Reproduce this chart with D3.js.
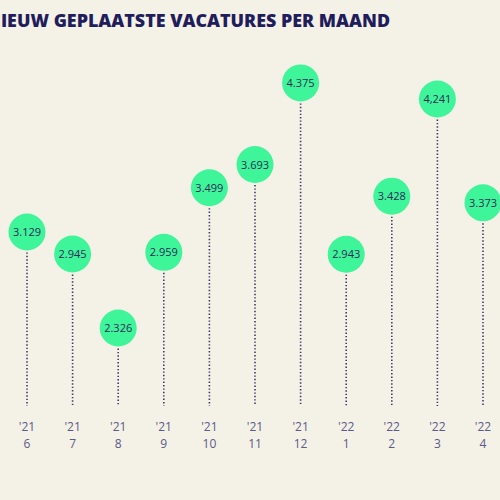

= = =

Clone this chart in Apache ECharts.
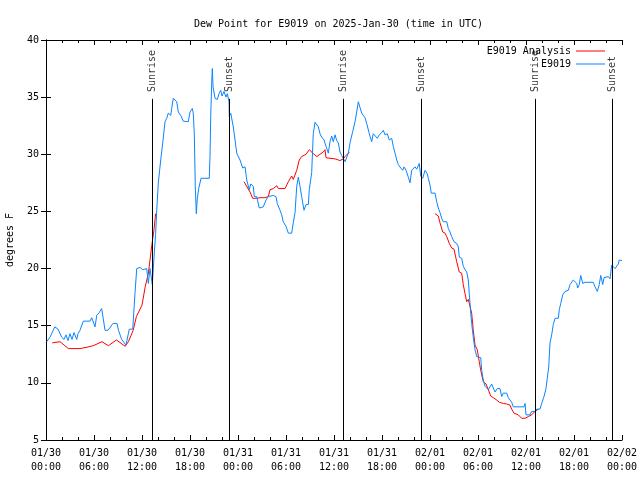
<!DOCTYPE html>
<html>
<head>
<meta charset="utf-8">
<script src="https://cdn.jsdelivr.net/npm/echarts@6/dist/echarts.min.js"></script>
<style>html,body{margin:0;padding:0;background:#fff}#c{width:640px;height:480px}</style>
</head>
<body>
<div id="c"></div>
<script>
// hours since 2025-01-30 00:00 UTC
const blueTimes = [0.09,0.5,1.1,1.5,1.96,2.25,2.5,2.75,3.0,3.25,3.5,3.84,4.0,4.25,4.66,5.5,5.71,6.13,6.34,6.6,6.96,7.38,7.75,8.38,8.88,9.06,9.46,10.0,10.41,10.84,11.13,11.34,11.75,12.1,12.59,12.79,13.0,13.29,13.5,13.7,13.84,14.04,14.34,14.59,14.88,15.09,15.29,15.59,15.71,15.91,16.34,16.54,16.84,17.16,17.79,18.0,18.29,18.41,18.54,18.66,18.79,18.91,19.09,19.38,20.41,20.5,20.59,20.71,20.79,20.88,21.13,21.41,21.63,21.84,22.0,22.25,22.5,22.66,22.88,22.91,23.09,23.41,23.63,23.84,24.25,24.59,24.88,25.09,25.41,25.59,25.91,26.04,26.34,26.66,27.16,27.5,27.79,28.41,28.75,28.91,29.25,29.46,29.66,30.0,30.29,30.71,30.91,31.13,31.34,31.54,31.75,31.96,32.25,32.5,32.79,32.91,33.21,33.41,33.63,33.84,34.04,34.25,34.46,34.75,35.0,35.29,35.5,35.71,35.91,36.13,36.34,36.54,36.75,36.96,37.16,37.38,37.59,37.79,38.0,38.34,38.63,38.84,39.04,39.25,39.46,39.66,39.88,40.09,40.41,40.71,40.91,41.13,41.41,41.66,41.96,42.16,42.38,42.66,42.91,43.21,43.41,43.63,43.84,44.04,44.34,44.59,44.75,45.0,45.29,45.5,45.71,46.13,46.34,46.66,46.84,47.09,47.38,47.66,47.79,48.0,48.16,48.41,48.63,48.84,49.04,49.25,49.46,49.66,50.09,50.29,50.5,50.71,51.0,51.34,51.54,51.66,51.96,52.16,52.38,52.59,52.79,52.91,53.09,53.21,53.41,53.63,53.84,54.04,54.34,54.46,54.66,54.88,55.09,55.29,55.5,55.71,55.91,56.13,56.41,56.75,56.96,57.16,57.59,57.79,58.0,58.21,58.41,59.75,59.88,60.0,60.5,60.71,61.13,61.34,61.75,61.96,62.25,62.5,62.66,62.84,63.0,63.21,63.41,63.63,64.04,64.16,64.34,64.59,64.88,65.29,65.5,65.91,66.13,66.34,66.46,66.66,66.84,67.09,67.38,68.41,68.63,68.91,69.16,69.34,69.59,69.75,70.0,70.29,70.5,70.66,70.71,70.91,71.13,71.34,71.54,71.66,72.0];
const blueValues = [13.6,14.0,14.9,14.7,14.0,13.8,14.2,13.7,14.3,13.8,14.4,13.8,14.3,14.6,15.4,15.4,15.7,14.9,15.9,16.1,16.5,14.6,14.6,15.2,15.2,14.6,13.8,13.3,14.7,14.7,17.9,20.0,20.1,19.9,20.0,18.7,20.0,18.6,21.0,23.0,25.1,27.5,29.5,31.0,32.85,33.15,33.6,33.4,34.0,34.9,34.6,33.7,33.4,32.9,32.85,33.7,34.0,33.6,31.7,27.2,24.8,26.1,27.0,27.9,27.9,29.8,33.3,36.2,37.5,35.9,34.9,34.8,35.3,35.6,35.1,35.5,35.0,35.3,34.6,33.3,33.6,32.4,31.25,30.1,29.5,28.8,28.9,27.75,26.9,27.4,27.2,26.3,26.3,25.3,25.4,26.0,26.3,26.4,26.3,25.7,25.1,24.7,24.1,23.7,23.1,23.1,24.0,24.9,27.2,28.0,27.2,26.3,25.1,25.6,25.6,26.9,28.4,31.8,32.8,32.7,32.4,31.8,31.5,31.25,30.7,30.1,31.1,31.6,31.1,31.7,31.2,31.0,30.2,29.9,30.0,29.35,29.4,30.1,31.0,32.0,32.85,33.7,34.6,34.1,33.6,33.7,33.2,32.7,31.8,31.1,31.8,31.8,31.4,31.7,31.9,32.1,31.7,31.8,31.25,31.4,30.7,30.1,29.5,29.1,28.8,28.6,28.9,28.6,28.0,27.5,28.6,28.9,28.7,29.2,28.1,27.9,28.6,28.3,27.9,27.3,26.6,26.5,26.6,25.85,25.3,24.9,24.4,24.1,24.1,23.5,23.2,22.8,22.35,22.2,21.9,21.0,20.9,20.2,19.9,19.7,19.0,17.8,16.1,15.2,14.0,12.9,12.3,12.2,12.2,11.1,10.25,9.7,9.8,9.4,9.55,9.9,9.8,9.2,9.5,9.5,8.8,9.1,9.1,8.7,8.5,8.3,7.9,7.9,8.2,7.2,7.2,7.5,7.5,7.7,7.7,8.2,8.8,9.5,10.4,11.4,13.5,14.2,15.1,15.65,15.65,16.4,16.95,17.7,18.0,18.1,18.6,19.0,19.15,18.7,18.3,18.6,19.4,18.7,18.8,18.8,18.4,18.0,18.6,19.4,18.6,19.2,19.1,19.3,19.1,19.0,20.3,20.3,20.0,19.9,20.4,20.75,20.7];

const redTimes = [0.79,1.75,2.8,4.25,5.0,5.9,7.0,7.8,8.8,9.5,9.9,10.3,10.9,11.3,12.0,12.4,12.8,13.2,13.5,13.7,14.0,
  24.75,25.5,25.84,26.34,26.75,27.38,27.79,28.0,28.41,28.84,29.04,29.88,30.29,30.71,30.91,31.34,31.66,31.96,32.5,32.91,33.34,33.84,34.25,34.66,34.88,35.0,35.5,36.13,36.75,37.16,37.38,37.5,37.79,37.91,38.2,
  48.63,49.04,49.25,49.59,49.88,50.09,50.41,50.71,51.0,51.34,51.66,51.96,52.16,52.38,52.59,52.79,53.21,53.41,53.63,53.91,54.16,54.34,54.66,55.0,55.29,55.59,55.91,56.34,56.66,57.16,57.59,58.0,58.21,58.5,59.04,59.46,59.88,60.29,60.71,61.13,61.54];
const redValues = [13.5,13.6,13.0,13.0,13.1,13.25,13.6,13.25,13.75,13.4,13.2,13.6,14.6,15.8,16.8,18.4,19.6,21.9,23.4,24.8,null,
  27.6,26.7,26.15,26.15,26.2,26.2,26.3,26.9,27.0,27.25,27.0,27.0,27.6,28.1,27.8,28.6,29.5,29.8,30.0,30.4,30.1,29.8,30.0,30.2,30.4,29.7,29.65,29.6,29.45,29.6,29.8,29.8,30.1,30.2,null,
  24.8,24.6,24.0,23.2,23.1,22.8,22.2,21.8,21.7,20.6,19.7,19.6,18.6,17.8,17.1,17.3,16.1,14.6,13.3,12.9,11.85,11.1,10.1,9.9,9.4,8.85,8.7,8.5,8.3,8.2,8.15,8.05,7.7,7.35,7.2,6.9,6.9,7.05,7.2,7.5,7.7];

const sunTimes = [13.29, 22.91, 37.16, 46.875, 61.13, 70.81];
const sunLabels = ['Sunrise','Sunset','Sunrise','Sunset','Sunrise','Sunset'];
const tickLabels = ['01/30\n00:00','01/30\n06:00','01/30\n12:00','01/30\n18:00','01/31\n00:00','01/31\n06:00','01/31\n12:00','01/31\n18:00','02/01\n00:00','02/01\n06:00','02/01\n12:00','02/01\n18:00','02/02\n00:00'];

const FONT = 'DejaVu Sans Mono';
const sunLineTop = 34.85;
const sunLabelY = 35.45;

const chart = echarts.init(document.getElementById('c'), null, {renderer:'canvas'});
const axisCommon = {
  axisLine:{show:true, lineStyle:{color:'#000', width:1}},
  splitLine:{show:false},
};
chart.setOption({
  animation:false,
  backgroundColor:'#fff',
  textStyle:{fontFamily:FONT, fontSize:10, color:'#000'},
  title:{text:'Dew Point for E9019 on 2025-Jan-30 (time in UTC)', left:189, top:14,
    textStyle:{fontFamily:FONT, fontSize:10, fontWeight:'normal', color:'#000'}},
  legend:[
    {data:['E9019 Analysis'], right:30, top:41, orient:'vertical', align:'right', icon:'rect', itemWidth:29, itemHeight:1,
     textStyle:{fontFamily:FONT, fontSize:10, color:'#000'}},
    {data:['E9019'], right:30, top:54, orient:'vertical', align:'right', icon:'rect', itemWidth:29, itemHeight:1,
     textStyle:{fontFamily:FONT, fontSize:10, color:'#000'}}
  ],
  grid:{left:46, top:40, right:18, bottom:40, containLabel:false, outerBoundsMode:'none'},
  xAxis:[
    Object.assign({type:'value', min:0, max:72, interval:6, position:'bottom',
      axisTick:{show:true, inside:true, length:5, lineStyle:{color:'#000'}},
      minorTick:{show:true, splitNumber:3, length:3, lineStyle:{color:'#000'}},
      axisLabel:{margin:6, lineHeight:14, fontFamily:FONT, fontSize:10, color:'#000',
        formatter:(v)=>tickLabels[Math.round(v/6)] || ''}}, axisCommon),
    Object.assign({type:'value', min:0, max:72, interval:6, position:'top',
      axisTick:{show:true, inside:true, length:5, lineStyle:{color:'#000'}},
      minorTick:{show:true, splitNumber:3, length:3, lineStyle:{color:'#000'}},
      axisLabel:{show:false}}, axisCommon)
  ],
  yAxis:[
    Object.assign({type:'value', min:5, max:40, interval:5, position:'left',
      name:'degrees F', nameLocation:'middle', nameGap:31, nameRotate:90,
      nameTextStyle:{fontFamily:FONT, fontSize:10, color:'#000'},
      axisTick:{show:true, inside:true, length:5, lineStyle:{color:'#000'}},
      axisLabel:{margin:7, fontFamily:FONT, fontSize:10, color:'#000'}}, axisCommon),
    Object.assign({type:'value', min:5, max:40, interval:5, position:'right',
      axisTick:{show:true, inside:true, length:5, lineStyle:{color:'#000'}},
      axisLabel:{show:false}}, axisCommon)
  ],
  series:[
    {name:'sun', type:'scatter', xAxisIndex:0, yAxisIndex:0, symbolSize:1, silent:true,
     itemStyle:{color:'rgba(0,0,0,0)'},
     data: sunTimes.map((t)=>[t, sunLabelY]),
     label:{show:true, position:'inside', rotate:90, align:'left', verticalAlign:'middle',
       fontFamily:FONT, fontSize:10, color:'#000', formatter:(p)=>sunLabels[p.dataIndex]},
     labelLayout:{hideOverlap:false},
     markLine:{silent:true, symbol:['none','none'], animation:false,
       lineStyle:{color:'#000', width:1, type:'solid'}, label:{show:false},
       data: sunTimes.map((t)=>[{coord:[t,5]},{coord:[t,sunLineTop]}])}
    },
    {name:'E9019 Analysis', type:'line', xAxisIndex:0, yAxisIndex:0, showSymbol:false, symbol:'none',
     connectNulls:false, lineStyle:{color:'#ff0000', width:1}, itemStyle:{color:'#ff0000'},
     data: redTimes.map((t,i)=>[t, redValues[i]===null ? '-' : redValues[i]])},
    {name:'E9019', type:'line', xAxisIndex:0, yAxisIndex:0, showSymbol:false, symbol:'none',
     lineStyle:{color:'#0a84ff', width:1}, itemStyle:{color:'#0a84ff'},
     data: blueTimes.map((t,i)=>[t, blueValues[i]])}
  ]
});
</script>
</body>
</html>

= = =

What you have to do:
Which lines include the word "this"? List them all.

Complete answer:
Reproduce this chart with D3.js.
Clone this chart in Apache ECharts.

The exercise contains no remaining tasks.